Tuesday, March 13, 2007

Through a Glass, Dorkly

βλεπομεν γαρ αρτι δι εσοπτρου εν αινιγματι is rendered in the King James Version of the Bible as: "For now we see through a glass, darkly."

There is no getting around it: As we age, our individual point of view shifts. We look upon a person, place, or thing differently than we may have earlier. Even our wish list undergoes a sea change. At one time in my life, the top items on my wish list were atlases, comic books, licorice cigarettes, and tops (spinning tops). That was then.

It is a fact that as we age, our eyes have more difficulty adjusting to shifts in light; things take longer than they once did; we may be creatures of the night in an interior sense, but we did not evolve to become night predators (except perhaps in the interior sense).

What we once did as mere performance we now tend to disclose, to elaborate, even to argue. This is a part of what the scholar/critic Edward W. Said referred to as late style. You would see a splendid example of late style in operation were the motion picture version of To Kill a Mocking Bird be remade using the same script, with the character of Boo Radley being portrayed by a 2007 version of Robert Duval rather than the Robert Duval of the original.

Have I a late style? The question is the writer's equivalent of checking one's physical body for lumps--you know; cancer. I may not have a late style, but I have had cancer and that experience alone has had some effect on such style as I may have; it affects the way I see, feel, and write about things.

Many persons of my age are well advanced into a vision of things best described as curmudgeonly. Although no stranger to such visions, I see my curmudgeonly self being deposed by enthusiasm, which carries with it hope, charity, wild-ass optimism, even forgiveness. 

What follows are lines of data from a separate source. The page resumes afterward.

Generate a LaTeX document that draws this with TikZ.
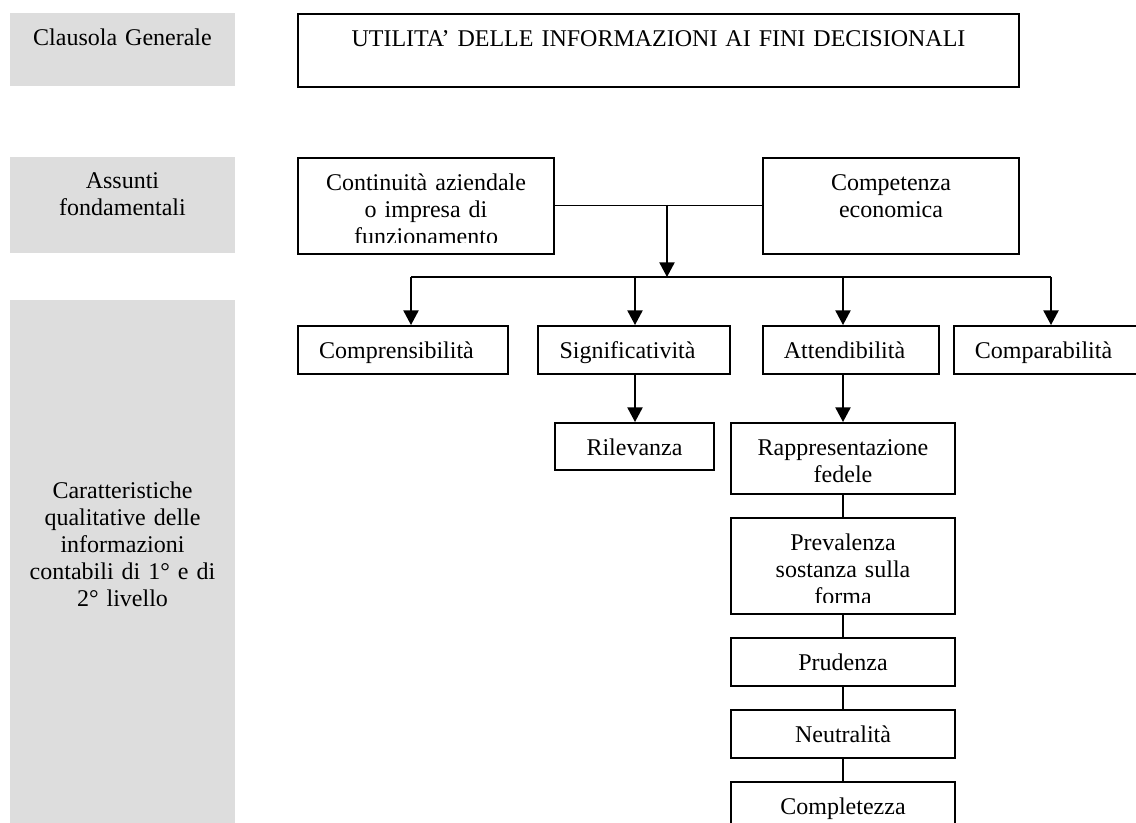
\documentclass[tikz,border=0pt]{standalone}
\usepackage{fontspec}
\setmainfont{Liberation Serif}
\usetikzlibrary{arrows.meta}
\definecolor{lblgray}{RGB}{221,221,221}

\begin{document}
\begin{tikzpicture}[x=0.5pt,y=-0.5pt,font=\fontsize{12pt}{13.5pt}\selectfont,
  cbox/.style={draw,line width=0.85pt,inner sep=0pt,anchor=north,align=center,text height=16.5pt},
  gbox/.style={fill=lblgray,inner sep=0pt,anchor=north,align=center,minimum width=112.5pt,text width=106pt},
  arr/.style={line width=0.75pt,-{Triangle[length=7.3pt,width=7.6pt]}},
  link/.style={line width=0.6pt}]
\useasboundingbox (0,0) rectangle (1136,823);
\node [gbox,text height=16pt,text depth=20.5pt] (g1) at (122.5,13) {Clausola Generale};
\node [gbox,text height=15.5pt,text depth=32.5pt] (g2) at (122.5,157) {Assunti\\fondamentali};
\node [gbox,text height=99pt,text depth=171pt] (g3) at (122.5,300)
  {Caratteristiche\\qualitative delle\\informazioni\\contabili di 1° e di\\2° livello};

\node [cbox,minimum width=360.5pt,text width=350pt,text depth=20pt] (util) at (658.5,13)
  {UTILITA’ DELLE INFORMAZIONI AI FINI DECISIONALI};
\node [cbox,minimum width=128pt,text width=120pt,text depth=31.5pt] (cont) at (426,157)
  {Continuità aziendale\\o impresa di\\funzionamento};
\fill [white] ([xshift=0.9pt,yshift=0.9pt]cont.south west) rectangle ([xshift=-0.9pt,yshift=6pt]cont.south east);
\node [cbox,minimum width=128pt,text width=120pt,text depth=31.5pt] (econ) at (891,157) {Competenza\\economica};

\node [cbox,minimum width=105pt,text width=100pt,text depth=7.5pt] (compr) at (403,325) {Comprensibilità\hspace{6.5pt}\null};
\node [cbox,minimum width=96pt,text width=92pt,text depth=7.5pt] (signif) at (634,325) {Significatività\hspace{6.5pt}\null};
\node [cbox,minimum width=88pt,text width=84pt,text depth=7.5pt] (attend) at (851,325) {Attendibilità\hspace{6.5pt}\null};
\node [cbox,minimum width=96pt,text width=92pt,text depth=7.5pt] (compar) at (1050,325) {Comparabilità\hspace{6.5pt}\null};

\node [cbox,minimum width=79.5pt,text width=75pt,text depth=7pt] (ril) at (634.5,422) {Rilevanza};
\node [cbox,minimum width=112pt,text width=106pt,text depth=19pt] (rapp) at (843,422) {Rappresentazione\\fedele};
\node [cbox,minimum width=112pt,text width=106pt,text depth=31.5pt] (prev) at (843,517)
  {Prevalenza\\sostanza sulla\\forma};
\fill [white] ([xshift=0.9pt,yshift=0.9pt]prev.south west) rectangle ([xshift=-0.9pt,yshift=6pt]prev.south east);
\node [cbox,minimum width=112pt,text width=106pt,text depth=7.5pt] (prud) at (843,637) {Prudenza};
\node [cbox,minimum width=112pt,text width=106pt,text depth=7.5pt] (neut) at (843,709) {Neutralità};
\node [cbox,minimum width=112pt,text width=106pt,text depth=7.5pt] (compl) at (843,781) {Completezza};

\draw [link,line width=0.5pt] (cont.east) -- (econ.west);
\coordinate (jn) at (667,205);
\coordinate (bus) at (667,277);
\draw [arr] (jn) -- (bus);
\foreach \n/\x in {compr/411,signif/635,attend/843,compar/1051}
  \coordinate (d-\n) at (\x,277);
\draw [link] (d-compr) -- (d-compar);
\foreach \n in {compr,signif,attend,compar}
  \draw [arr] (d-\n) -- (d-\n |- \n.north);
\draw [arr] (d-signif |- signif.south) -- (d-signif |- ril.north);
\draw [arr] (attend.south -| rapp.north) -- (rapp.north);
\foreach \a/\b in {rapp/prev,prev/prud,prud/neut,neut/compl}
  \draw [link] (\a.south) -- (\b.north);
\end{tikzpicture}
\end{document}
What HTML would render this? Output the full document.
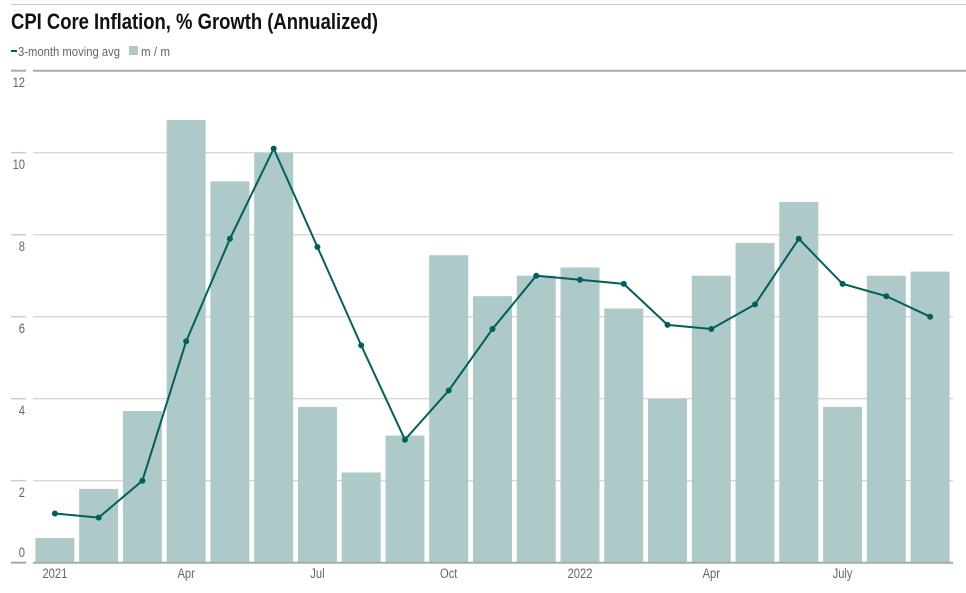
<!DOCTYPE html>
<html><head><meta charset="utf-8"><style>
body{margin:0;background:#fff;width:966px;height:588px;overflow:hidden;font-family:"Liberation Sans",sans-serif}
</style></head><body>
<svg width="966" height="588" xmlns="http://www.w3.org/2000/svg" font-family="'Liberation Sans',sans-serif">
<line x1="11" y1="4.5" x2="966" y2="4.5" stroke="#c8c8c8" stroke-width="1"/>
<text x="11" y="29" font-size="22" font-weight="bold" fill="#111" textLength="367" lengthAdjust="spacingAndGlyphs">CPI Core Inflation, % Growth (Annualized)</text>
<rect x="11" y="50" width="6" height="2" fill="#00605c"/>
<text x="18" y="56" font-size="13" fill="#666" textLength="102" lengthAdjust="spacingAndGlyphs">3-month moving avg</text>
<rect x="129" y="46" width="9" height="9" fill="#adc9c8"/>
<text x="141" y="56" font-size="13" fill="#666" textLength="29" lengthAdjust="spacingAndGlyphs">m / m</text>
<g id="grid"></g>
<g id="bars"></g>
<g id="line"></g>
<g id="lbl" font-size="14" fill="#666"></g>
</svg>
<script>
const ns="http://www.w3.org/2000/svg";
function el(p,t,a,txt){const e=document.createElementNS(ns,t);for(const k in a)e.setAttribute(k,a[k]);if(txt!=null)e.textContent=txt;document.getElementById(p).appendChild(e);return e;}
const base=562.7,u=41,x0=33,bw=43.76;
const y=v=>base-v*u;
function nt(x,yy,anchor,t){el('lbl','text',{transform:`translate(${x},${yy}) scale(0.8,1)`,'text-anchor':anchor},t);}
for(let v=0;v<=12;v+=2){
  const yy=y(v);
  el('grid','line',{x1:11,x2:26,y1:yy,y2:yy,stroke:v==0||v==12?'#aaa':'#ccc','stroke-width':v==0||v==12?2:1.5});
  if(v>0&&v<12) el('grid','line',{x1:x0,x2:953,y1:yy,y2:yy,stroke:'#c8c8c8','stroke-width':1});
  nt(25,v==0?yy-5.5:yy+16.5,'end',String(v));
}
el('grid','line',{x1:x0,x2:966,y1:y(12),y2:y(12),stroke:'#aaa','stroke-width':2});
const bars=[0.6,1.8,3.7,10.8,9.3,10.0,3.8,2.2,3.1,7.5,6.5,7.0,7.2,6.2,4.0,7.0,7.8,8.8,3.8,7.0,7.1];
const ln=[1.2,1.1,2.0,5.4,7.9,10.1,7.7,5.3,3.0,4.2,5.7,7.0,6.9,6.8,5.8,5.7,6.3,7.9,6.8,6.5,6.0];
let pts=[];
bars.forEach((v,i)=>{
  const cx=x0+bw*(i+0.5);
  el('bars','rect',{x:cx-19.5,y:y(v),width:39,height:v*u,fill:'#adc9c8'});
  pts.push(cx+','+y(ln[i]));
});
el('bars','line',{x1:x0,x2:953,y1:base,y2:base,stroke:'#aaa','stroke-width':2});
el('line','polyline',{points:pts.join(' '),fill:'none',stroke:'#00605c','stroke-width':2});
ln.forEach((v,i)=>el('line','circle',{cx:x0+bw*(i+0.5),cy:y(v),r:3,fill:'#00605c'}));
[[0,'2021'],[3,'Apr'],[6,'Jul'],[9,'Oct'],[12,'2022'],[15,'Apr'],[18,'July']].forEach(([i,t])=>
  nt(x0+bw*(i+0.5),578,'middle',t));
</script>
</body></html>
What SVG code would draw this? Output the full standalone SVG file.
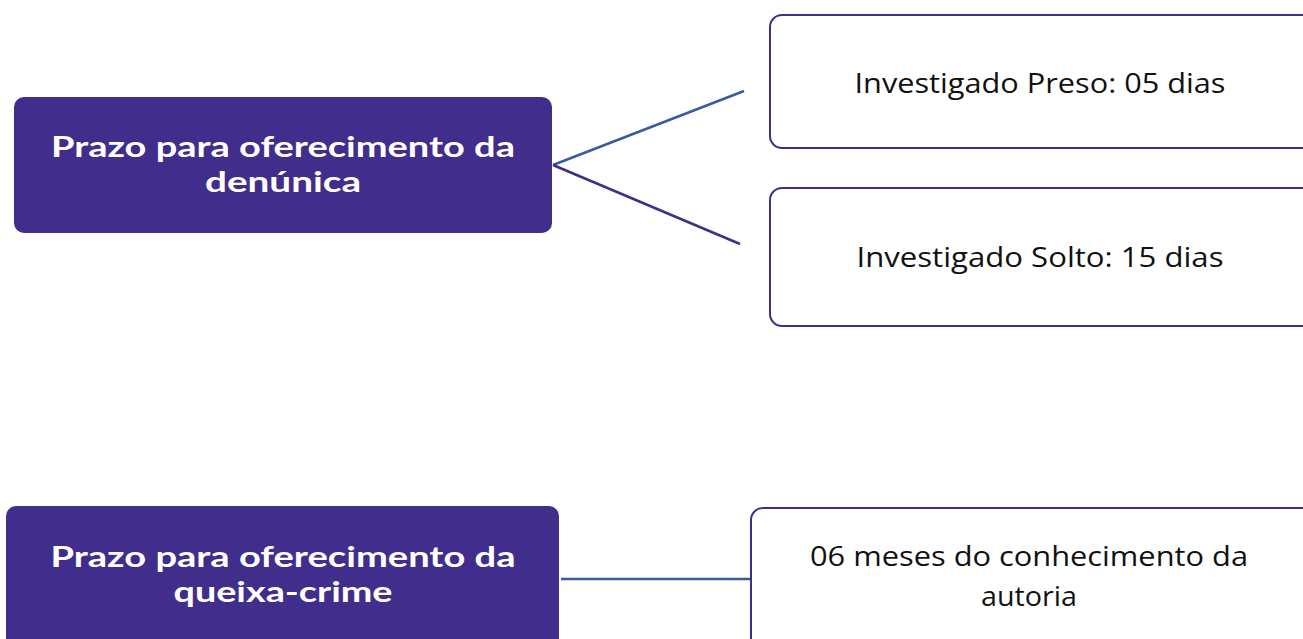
<svg xmlns="http://www.w3.org/2000/svg" width="1303" height="639" viewBox="0 0 1303 639">
<style>
.main{fill:#412D8C}
.box{fill:#fff;stroke:#412D8C;stroke-width:2}
.mt{font-family:Lato,"Liberation Sans",sans-serif;font-weight:700;font-size:29px;fill:#fff;text-anchor:middle}
.bt{font-family:"Open Sans","Liberation Sans",sans-serif;font-size:27px;fill:#111;text-anchor:middle}
.c1{stroke:#3A5BA0;stroke-width:2.5;fill:none}
.c2{stroke:#412D8C;stroke-width:2.5;fill:none}
</style>
<rect width="1303" height="639" fill="#fff"/>
<g id="connectors">
<line class="c1" x1="553" y1="165" x2="744" y2="91"/>
<line class="c2" x1="553" y1="165" x2="740" y2="244"/>
<line class="c1" x1="561" y1="579" x2="751" y2="579"/>
</g>
<g id="n1">
<rect class="main" x="14" y="97" width="538" height="136" rx="10"/>
<text class="mt" x="283" y="157" textLength="464" lengthAdjust="spacingAndGlyphs">Prazo para oferecimento da</text>
<text class="mt" x="283" y="192" textLength="156" lengthAdjust="spacingAndGlyphs">denúnica</text>
</g>
<g id="n2">
<rect class="box" x="770" y="15" width="545" height="133" rx="12"/>
<text class="bt" x="1040" y="93" textLength="371" lengthAdjust="spacingAndGlyphs">Investigado Preso: 05 dias</text>
</g>
<g id="n3">
<rect class="box" x="770" y="188" width="545" height="138" rx="12"/>
<text class="bt" x="1040" y="267" textLength="367" lengthAdjust="spacingAndGlyphs">Investigado Solto: 15 dias</text>
</g>
<g id="n4">
<rect class="main" x="6" y="506" width="553" height="150" rx="10"/>
<text class="mt" x="283" y="567" textLength="465" lengthAdjust="spacingAndGlyphs">Prazo para oferecimento da</text>
<text class="mt" x="283" y="602" textLength="219" lengthAdjust="spacingAndGlyphs">queixa-crime</text>
</g>
<g id="n5">
<rect class="box" x="751" y="508" width="565" height="150" rx="12"/>
<text class="bt" x="1029" y="566" textLength="438" lengthAdjust="spacingAndGlyphs">06 meses do conhecimento da</text>
<text class="bt" x="1029" y="606" textLength="96" lengthAdjust="spacingAndGlyphs">autoria</text>
</g>
</svg>
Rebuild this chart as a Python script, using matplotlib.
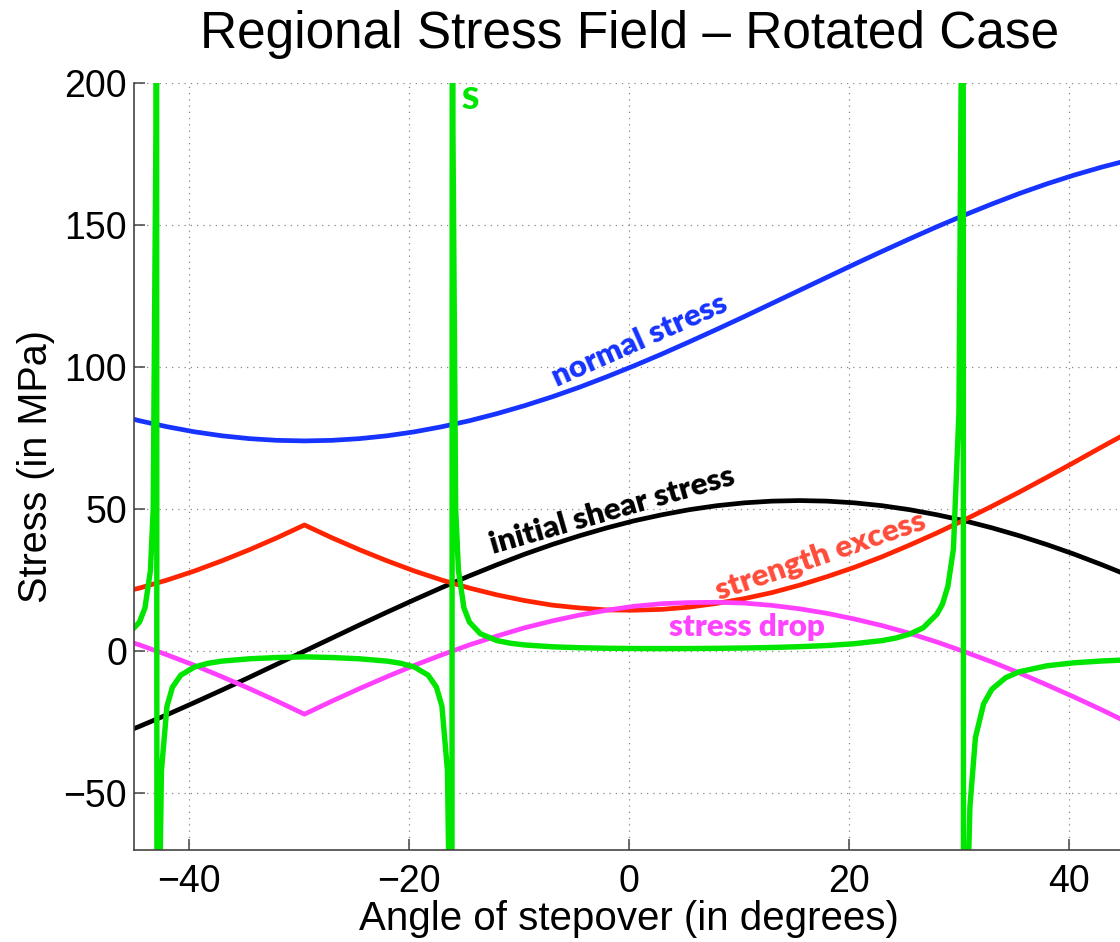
import matplotlib
matplotlib.use("Agg")
import matplotlib.pyplot as plt

# sample angles (degrees) for the smooth stress curves
angle = [-47, -44.5, -42, -39.5, -37, -34.5, -32, -29.5, -27, -24.5, -22, -19.5,
         -17, -14.5, -12, -9.5, -7, -4.5, -2, 0.5, 3, 5.5, 8, 10.5, 13, 15.5,
         18, 20.5, 23, 25.5, 28, 30.5, 33, 35.5, 38, 40.5, 43, 45.5]

normal_stress = [83.6, 81.1, 79.0, 77.2, 75.8, 74.8, 74.2, 74.0, 74.2, 74.8, 75.8, 77.2,
                 79.0, 81.1, 83.6, 86.4, 89.5, 92.9, 96.6, 100.5, 104.6, 108.9, 113.3, 117.8,
                 122.4, 127.0, 131.6, 136.2, 140.7, 145.1, 149.4, 153.5, 157.4, 161.1, 164.5,
                 167.6, 170.4, 172.9]

shear_stress = [-30.4, -26.5, -22.4, -18.1, -13.7, -9.2, -4.6, 0.0, 4.6, 9.2, 13.7, 18.1,
                22.4, 26.5, 30.4, 34.1, 37.5, 40.6, 43.4, 45.9, 48.0, 49.8, 51.2, 52.2,
                52.8, 53.0, 52.8, 52.2, 51.2, 49.8, 48.0, 45.9, 43.4, 40.6, 37.5, 34.1,
                30.4, 26.5]

strength_excess = [19.8, 22.2, 25.0, 28.2, 31.8, 35.7, 39.9, 44.4, 39.9, 35.7, 31.8, 28.2,
                   25.0, 22.2, 19.8, 17.8, 16.2, 15.2, 14.5, 14.4, 14.7, 15.5, 16.8, 18.5,
                   20.6, 23.2, 26.2, 29.5, 33.2, 37.3, 41.6, 46.2, 51.0, 56.0, 61.2, 66.5,
                   71.9, 77.2]

stress_drop = [5.3, 2.2, -1.3, -5.0, -9.0, -13.2, -17.6, -22.2, -17.6, -13.2, -9.0, -5.0,
               -1.3, 2.2, 5.3, 8.2, 10.6, 12.7, 14.4, 15.8, 16.7, 17.1, 17.2, 16.9,
               16.1, 14.9, 13.3, 11.3, 9.0, 6.3, 3.2, -0.2, -3.8, -7.7, -11.9, -16.2,
               -20.7, -25.4]

# S ratio, sampled more densely near the poles
s_angle = [-47, -45.5, -44.5, -44, -43.5, -43.25, -43, -42.95, -42.875, -42.75, -42.5,
           -42, -41.5, -40.75, -39.5, -38.25, -37, -34.5, -32, -29.5, -27, -24.5, -22,
           -20.75, -19.5, -18.25, -17.5, -17, -16.5, -16.25, -16.125, -16.05, -16,
           -15.75, -15.5, -15, -14.5, -13.5, -12, -10.75, -9.5, -7, -4.5, -2, 0.5, 3,
           5.5, 8, 10.5, 13, 15.5, 18, 20.5, 23, 24.25, 25.5, 26.75, 28, 28.5, 29, 29.5,
           30, 30.25, 30.35, 30.45, 30.75, 31, 31.5, 32.25, 33, 34.25, 35.5, 38, 40.5,
           43, 45.5]
s_ratio = [3.71, 6.1, 10.2, 15.2, 28.4, 50, 183, 400, -600, -110, -42,
           -19.4, -12.7, -8.48, -5.60, -4.28, -3.52, -2.70, -2.26, -2.00, -2.26, -2.70, -3.52,
           -4.28, -5.60, -8.48, -12.7, -19.4, -42, -110, -600, 400, 183,
           50, 28.4, 15.2, 10.2, 6.1, 3.71, 2.76, 2.18, 1.53, 1.19, 1.01, 0.91, 0.89,
           0.91, 0.98, 1.10, 1.28, 1.56, 1.97, 2.61, 3.71, 4.59, 5.96, 8.2, 13.0, 16.5, 22.9, 36.0,
           84, 229, 770, -577, -91.5, -54.8, -30.4, -18.5, -13.4, -9.34, -7.26, -5.16, -4.10,
           -3.47, -3.04]

x_ticks = [-40, -20, 0, 20, 40]
y_ticks = [-50, 0, 50, 100, 150, 200]

plt.rcParams['font.family'] = ['Liberation Sans', 'DejaVu Sans']

fig = plt.figure(figsize=(11.2, 9.42), dpi=100)
ax = fig.add_axes([0.1196, 0.0977, 0.8839, 0.8142])

lw = 3.4
ax.plot(angle, normal_stress, color='#1633ff', lw=lw)
ax.plot(angle, shear_stress, color='black', lw=lw)
ax.plot(angle, strength_excess, color='#ff2400', lw=lw)
ax.plot(angle, stress_drop, color='#ff40ff', lw=lw)
ax.plot(s_angle, s_ratio, color='#00e600', lw=3.9)

ax.set_xlim(-45, 45)
ax.set_ylim(-70, 200)
ax.set_xticks(x_ticks)
ax.set_yticks(y_ticks)
ax.grid(True, linestyle=(0, (1, 4)), color='#888888', lw=0.9)
ax.set_axisbelow(True)

for side in ['top', 'right']:
    ax.spines[side].set_visible(False)
for side in ['left', 'bottom']:
    ax.spines[side].set_color('#444444')
    ax.spines[side].set_linewidth(1.2)
ax.tick_params(direction='in', length=8, width=1.1, color='#444444', labelsize=27)
ax.tick_params(axis='x', pad=10)
ax.tick_params(axis='y', pad=5)

ax.set_xlabel('Angle of stepover (in degrees)', fontsize=29, labelpad=0)
ax.set_ylabel('Stress (in MPa)', fontsize=28.5, labelpad=6)
fig.text(0.5 * (187 + 1072) / 1120, 1 - 48 / 942, 'Regional Stress Field \u2013 Rotated Case',
         fontsize=37, ha='center', va='baseline')

lab = dict(family=['Lato', 'DejaVu Sans'], fontweight='heavy', fontsize=22.5,
           ha='center', va='center', rotation_mode='anchor')
ax.text(1.0, 109.5, 'normal stress', color='#1633ff', rotation=24, **lab)
ax.text(-1.5, 49.5, 'initial shear stress', color='black', rotation=16, **lab)
ax.text(17.4, 33.5, 'strength excess', color='#ff4b3a', rotation=19, **lab)
ax.text(10.7, 8.5, 'stress drop', color='#ff44ff', rotation=0, **lab)
ax.text(-14.45, 194, 'S', color='#00e600', rotation=0, **lab)

fig.savefig('out.png', dpi=100)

 Accordingly, as it increasingly behooves one of my age to exercise, it also argues forcefully that I keep at my chosen work, not so much for the result of the work as for the ambiance of it. In The Bhagavad Gita, Krishna tells Arjuna: "To the work you are entitled, but not the fruits thereof." I take that to mean, among other delicious things, that if you go into your work with enthusiasm, you will meet the loveliest people, starting with yourself. You find your un-dorky self in that ambient landscape, and although the things you see may, from time to time sadden or sicken you, you will have found a late style that is evocative, elaborative, and in the best sense of the word, argumentative.

The best way to portray a character in a history, a biography, or a narrative entirely fictional in nature is to show that character in action, his or her attitudes toward the action at hand revealing more than any attempt at description.

The best way to have a MRI scan of one's own psyche is to compile a body of work, which may then be traced during off moments for clues relating to the health and life expectancy of that psyche.

"Oh wad some power the giftie gie us," Robert Burns suggested, "To see oursels as others see us/ 'Twould from many a blunder free us/ And foolish notion..."

Seeing our multiple selves--for we are indeed many--as other individuals as well as our multifarious self sees us is best accomplished through the work we do, not the work we do in order not to work. If we are ever to remove the cataracts forming over the lenses of self, we must experience the primal, drunken joy of laughter at our own human condition.